Instead of seeing the possibility of regional editions by The New York Times and Wall Street Journal dealing the final "death blow" to metro dailies, as Rick Edmonds suggests, I think it's possible to see in the strategy a new way to strengthen local journalism.
I'm not saying that the version of metro dailies described in the Richard Perez-Pena story in The Times today makes sense or will have the effect Edmonds fears. Perez-Pena says the Journal is thinking of adding "a parge or two of general-interest news from California, probably once a week, produced by the large staff it already has in the Bay Area." I can't see how that's enough to make a difference to anybody.
But I do think there are possibilities worth exploring in national newspapers working with a regional operation in an online and print partnership. What would happen if visitors to the Journal's Web site from California or the Bay area saw a portion of the site produced by a news team, say affiliated with The San Francisco Chronicle? And, of course, SFGate, would have a window to the Journal as a key source of news on business and the markets. Then the smaller Chronicle team could produce a weekly or couple of days a week newspaper, perhaps distributed with the Journal, with local advertising and inserts. Its principal focus would be digital, delivering news and information to computers and cell phones. The new Chronicle wouldn't need to try to replicate Journal coverage of the nation or the world, or of business. But it would focus on all things California and all things local. I could see an interesting partnership developing, with benefits online and in print. No, the local newspaper wouldn't look like the metro newsroom of old, but it would be focused and it would have a window to the world through its partnership with the Journal's Web site. It could start becoming something new for a new era, starting with being a digital first publication.

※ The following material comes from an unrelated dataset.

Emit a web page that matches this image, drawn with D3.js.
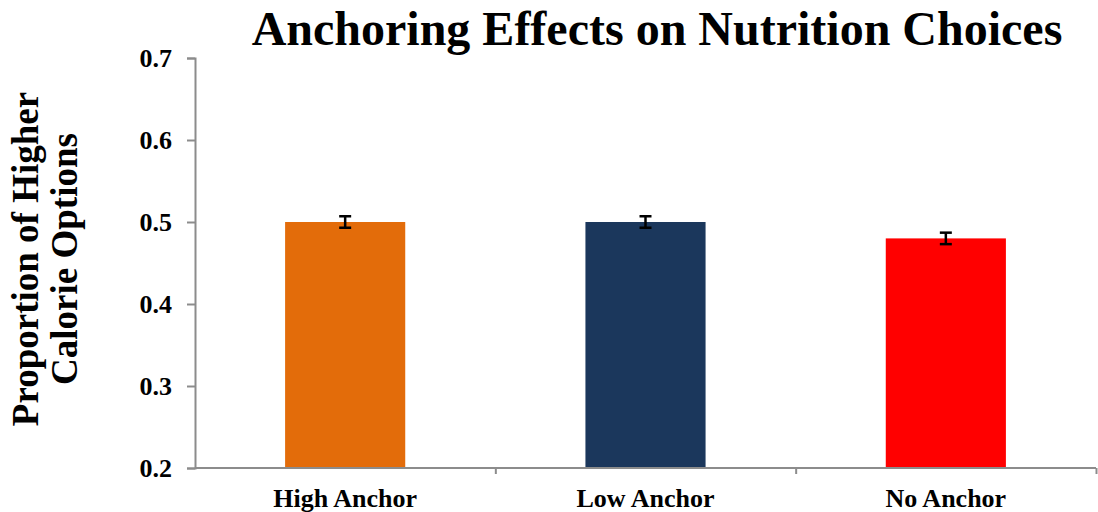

Of course the same thing could happen in a partnership with The Times. In some ways this might be considered a "franchise" model for the future of local news. Another way to look at it is that the papers would be creating a new, deeper network, or a "networked" model. I see potential worth exploring in partnerships between major national titles and local titles. In some ways, USA Today is best positioned for this approach. First, it's already part of a major newspaper company with papers across the country. Second, it's perceived as the most fair and neutral of the national titles.